3. Indomethacin. Rationale for use: acts as an anti-inflammatory and also as a nitric oxide antagonist. It can reduce intracranial pressure.20 Dose: for frequent headache: 25 to 50 mg three times daily. For infrequent headache, or headache only with exertion: 25 to 50 mg 1 to 2 hours before exerting. Side effects: can compromise renal function and potentiate the risk of developing acute renal failure. More likely to occur with dehydration or increased stress.21 Athletes should be warned of the potential of any anti-inflammatory drug to compromise renal function. Monitor renal function prior to use and at approximately 6- month intervals. Additional side effects: gastritis or ulcers.

Abortive Medications

Many of the new medications are migraine specific. This means that they inhibit neurovascular inflammation, and vasoconstrict dilated blood vessels. New medications are rapidly being added to our armamentarium. Do not use the medications for the first time during an athletic endeavor.

1. One of the oldest is dihydroergotamine (DHE). My initial recommendation is to use the nasal spray. Pain relief is often seen within one-half hour. Side effects of the nasal spray are minimal; nasal congestion the most frequent.

2. Triptans are an important addition to the therapeutic cabinet. The first one released was sumatriptan. I would again recommend starting with the nasal spray form. Dose: 20 mg. May be repeated in 1 hour. Side effects include chest tightness. Two newer triptans, zolmitriptan and rizatriptan, are well absorbed in pill form and may be effective in less than 30 minutes. Typical dose of zolmitriptan is 5 mg, repeating in 2 hours if necessary. Maximum dose, 10 mg per day. For rizatriptan, 10 mg at onset, repeating in 2 hours for a maximum dose of 30 mg per day. Side effects: drowsiness.

Prior to use of the migraine-specific medications, DHE or the triptans, the patient's medical history is reviewed. Men older than 40 and postmenopausal women should be screened for risk of cardiovascular disease. Because of vasoconstrictive effects, these medications are never used in the presence of coronary artery disease, uncontrolled hypertension, or pregnancy. In addition, these agents are contraindicated with hemiparetic migraine. Use of sumatriptan is being studied in children and criteria are being established for pediatric use.

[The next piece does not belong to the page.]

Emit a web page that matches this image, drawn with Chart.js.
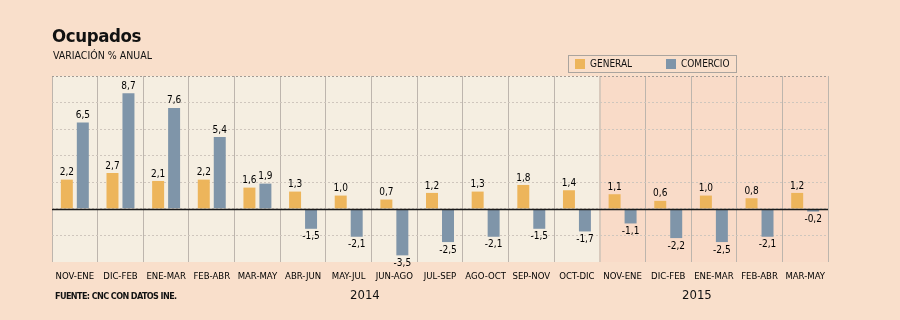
<!DOCTYPE html>
<html>
<head>
<meta charset="utf-8">
<script src="https://cdn.jsdelivr.net/npm/chart.js@4.4.1/dist/chart.umd.min.js"></script>
<style>
  html, body { margin: 0; padding: 0; background: #f9dfcb; }
  #wrap { position: relative; width: 900px; height: 320px; overflow: hidden;
    font-family: "DejaVu Sans Condensed", "DejaVu Sans", sans-serif; color: #111; }
  #myChart { position: absolute; left: 0; top: 0; }
  .title { position: absolute; left: 52px; top: 25px; font-size: 18.5px; font-weight: bold; letter-spacing: -0.4px; }
  .subtitle { position: absolute; left: 53px; top: 49px; font-size: 10.5px; }
  .legend { position: absolute; left: 568px; top: 55px; width: 167px; height: 16px;
    border: 1px solid #aaa49e; font-size: 10px; }
  .legend span.sw { position: absolute; top: 3px; width: 10px; height: 10px; }
  .legend span.lb { position: absolute; top: 2px; }
  .source { position: absolute; left: 55px; top: 291px; font-size: 9px; font-weight: bold; letter-spacing: -0.6px; }
  .year { position: absolute; top: 287px; font-size: 13px; }
</style>
</head>
<body>
<div id="wrap">
  <canvas id="myChart" width="900" height="320"></canvas>
  <div class="title">Ocupados</div>
  <div class="subtitle">VARIACIÓN % ANUAL</div>
  <div class="legend">
    <span class="sw" style="left:6px;background:#edb55b"></span><span class="lb" style="left:21px">GENERAL</span>
    <span class="sw" style="left:97px;background:#7f95a9"></span><span class="lb" style="left:112px">COMERCIO</span>
  </div>
  <div class="source">FUENTE: CNC CON DATOS INE.</div>
  <div class="year" style="left:350px">2014</div>
  <div class="year" style="left:682px">2015</div>
</div>
<script>
const categories = ["NOV-ENE", "DIC-FEB", "ENE-MAR", "FEB-ABR", "MAR-MAY", "ABR-JUN", "MAY-JUL", "JUN-AGO",
  "JUL-SEP", "AGO-OCT", "SEP-NOV", "OCT-DIC", "NOV-ENE", "DIC-FEB", "ENE-MAR", "FEB-ABR", "MAR-MAY"];
const general = [2.2, 2.7, 2.1, 2.2, 1.6, 1.3, 1.0, 0.7, 1.2, 1.3, 1.8, 1.4, 1.1, 0.6, 1.0, 0.8, 1.2];
const comercio = [6.5, 8.7, 7.6, 5.4, 1.9, -1.5, -2.1, -3.5, -2.5, -2.1, -1.5, -1.7, -1.1, -2.2, -2.5, -2.1, -0.2];
const firstIndex2015 = 12;

const FONT = "DejaVu Sans Condensed";

// backgrounds, zero line and value labels
const decorPlugin = {
  id: "decor",
  beforeDraw(chart) {
    const { ctx, chartArea: a, scales } = chart;
    ctx.save();
    ctx.fillStyle = "#f9dfcb";
    ctx.fillRect(0, 0, chart.width, chart.height);
    const x = scales.x;
    const split = (x.getPixelForValue(firstIndex2015 - 1) + x.getPixelForValue(firstIndex2015)) / 2;
    ctx.fillStyle = "#f5eee1";
    ctx.fillRect(a.left, a.top, split - a.left, a.bottom - a.top);
    ctx.fillStyle = "#f9dbc8";
    ctx.fillRect(split, a.top, a.right - split, a.bottom - a.top);
    ctx.restore();
  },
  afterDatasetsDraw(chart) {
    const { ctx, chartArea: a, scales } = chart;
    const y0 = Math.round(scales.y.getPixelForValue(0)) + 0.5;
    ctx.save();
    ctx.strokeStyle = "#1a1a1a";
    ctx.lineWidth = 1.5;
    ctx.beginPath();
    ctx.moveTo(a.left, y0);
    ctx.lineTo(a.right, y0);
    ctx.stroke();

    ctx.fillStyle = "#000";
    ctx.font = "10px '" + FONT + "'";
    ctx.textAlign = "center";
    chart.data.datasets.forEach((ds, di) => {
      chart.getDatasetMeta(di).data.forEach((bar, i) => {
        const v = ds.data[i];
        const txt = v.toFixed(1).replace(".", ",");
        if (v >= 0) {
          ctx.textBaseline = "bottom";
          ctx.fillText(txt, bar.x, bar.y - 2);
        } else {
          ctx.textBaseline = "top";
          ctx.fillText(txt, bar.x, bar.y + 3);
        }
      });
    });
    ctx.restore();
  },
};

const ctx = document.getElementById("myChart").getContext("2d");
new Chart(ctx, {
  type: "bar",
  data: {
    labels: categories,
    datasets: [
      { label: "GENERAL", data: general, backgroundColor: "#edb55b", borderWidth: 0 },
      { label: "COMERCIO", data: comercio, backgroundColor: "#7f95a9", borderWidth: 0 },
    ],
  },
  options: {
    responsive: false,
    animation: false,
    events: [],
    categoryPercentage: 0.7,
    barPercentage: 0.75,
    layout: { padding: { top: 76, right: 72, left: 0, bottom: 0 } },
    plugins: {
      legend: { display: false },
      tooltip: { enabled: false },
    },
    scales: {
      x: {
        afterFit(scale) { scale.height = 58; },
        grid: {
          offset: true,
          drawTicks: false,
          color: (c) => (c.index === firstIndex2015 ? "#d8c9bc" : "#bdb5ad"),
          lineWidth: (c) => (c.index === firstIndex2015 ? 2 : 1),
        },
        border: { display: false },
        ticks: { color: "#000", font: { family: FONT, size: 9.5 }, padding: 9, maxRotation: 0, autoSkip: false },
      },
      y: {
        min: -4,
        max: 10,
        afterFit(scale) { scale.width = 52; },
        ticks: { display: false, stepSize: 2 },
        grid: {
          drawTicks: false,
          color: (c) => {
            if (!c.tick) return "#cfc6bd";
            if (c.tick.value === -4) return "rgba(0,0,0,0)";
            if (c.tick.value === 10) return "#a39b94";
            return "#cfc6bd";
          },
          lineWidth: 1,
        },
        border: { display: false, dash: [2, 2] },
      },
    },
  },
  plugins: [decorPlugin],
});
</script>
</body>
</html>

3. Oxygen is sometimes useful abortively. It may be particularly useful at higher altitudes. It is administered by a mask, preferably nonrebreathing, at 100%. Its use can be combined with one of the preceding abortive medications. The mechanism of benefit is not clear.

4. Lidocaine 4% nasal drops are sometimes of benefit. Dose: full dropperful into nostril on the same side as headache. Repeat once after 5 minutes if needed. No more than three doses per day. Side effects: possible burning sensation. Mechanism: may inhibit the trigeminal nerve.

5. Anti-inflammatories. In addition to indomethacin, useful ones to try include diclofenac potassium, 50 to 100 mg at onset; oxaprozin, 600 to 1200 mg at onset; or etodolac, 500 mg at onset. Gastrointestinal side effects are common, but these choices are typically well tolerated.

6. Isometheptene. Dose: 2 at onset, 2 in 1 hour. Combination of a mild vasoconstrictor, mild sedative, and a mild pain suppressant. Side effects: sleepiness for some.